In The FP the two rival gangs are themed, both in costume and in character, to reflect the United States and the Confederacy. Even some of the dialogue reflects this, such as BTRO’s expression of “Four score and a couple years ago Ma and Pa fought for some serious shit, ya heard,” (Trost 2011).

(*wipes single tear from eye*)

The use of the N-word within a modern cultural context brings images to one’s mind of lower-socioeconomic youth who have invested themselves within gang culture to the point of a demeaning stereotype, and yet within The FP this stereotype is relished as an inherent actualization.

Mamma mia, that’s-a some-a spicy a-bullshit! (*kisses fingers*)

Blacks finally gained a voice in the industry with the start of the blaxploitation, “blaxploitation” is a combination of the words “black” and “exploitation…”
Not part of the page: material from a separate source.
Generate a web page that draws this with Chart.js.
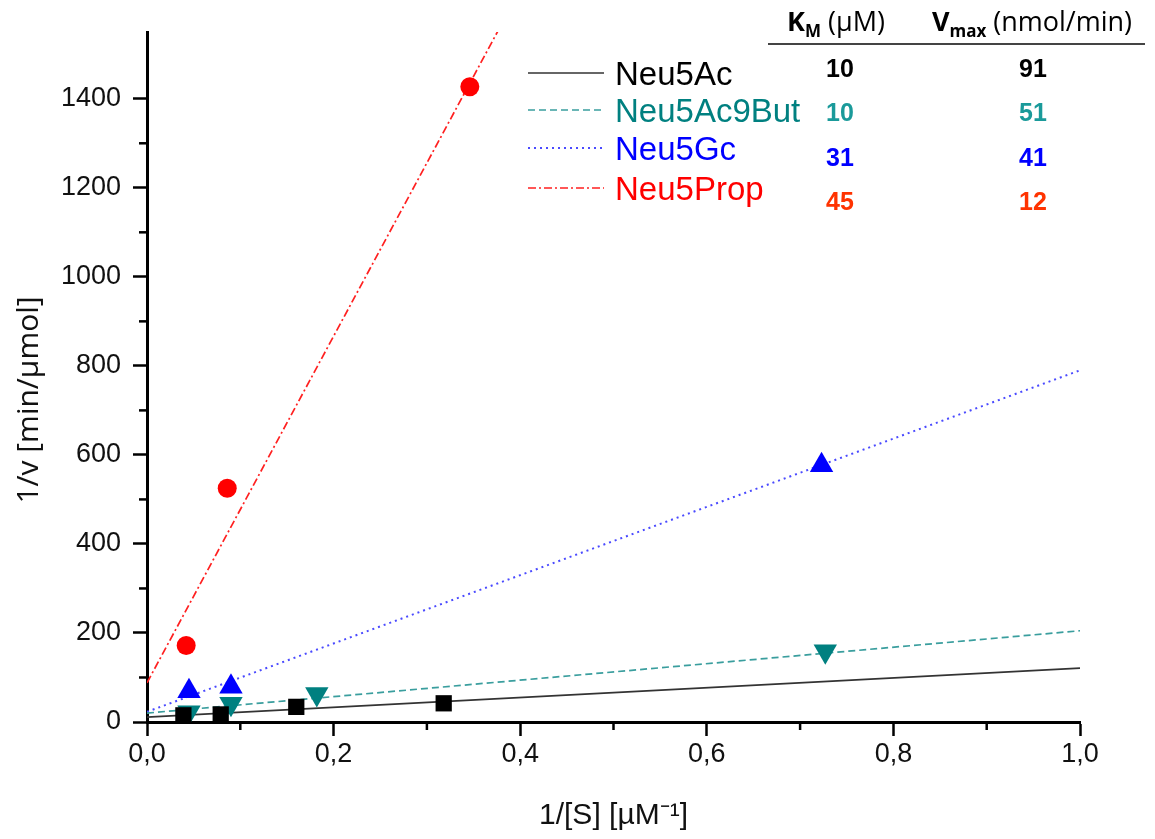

I like to imagine the professor taking notes at this point. “A combination of ‘black’ and ‘exploitation’ you say? …Slow down, I want to make sure I’m getting all of this.”

Black filmmakers and entertainers must be mindful that the messages of their movies are not lost in these stereotypes. John Singleton’s Boyz N the Hood and Eddie Murphy’s Life are both prime examples of movies that depict positive images and role models, as opposed to films that poorly portray blacks such as the Hughes brothers’ Menace II Society.

Uh… wow. I feel like the randomness of the examples cited has become a running joke at this point. Or, in thesisese, the delicious absurdity of this paragraph rivals the absurdity upon which The FP was built, and the further absurdity of the notion of writing a thesis about it, much like those landmarks of absurdist cinema The Jerk, The Life Aquatic, and Along Came Polly.

This next part is the first section of the conclusion:

The adaptation of identity and subcultures within a reflection of cultural change historically and artistically by expanding and exploiting modern stereotypes for satirical purposes are all throughout The FP in multiple forms and facets within many different major cultural analyses.

George Orwell just rose from the grave and shit his pants. This is the kind of sentence that makes a professor say “Ugh, I’m too tired to try to figure out what the hell this means. How does a B sound?”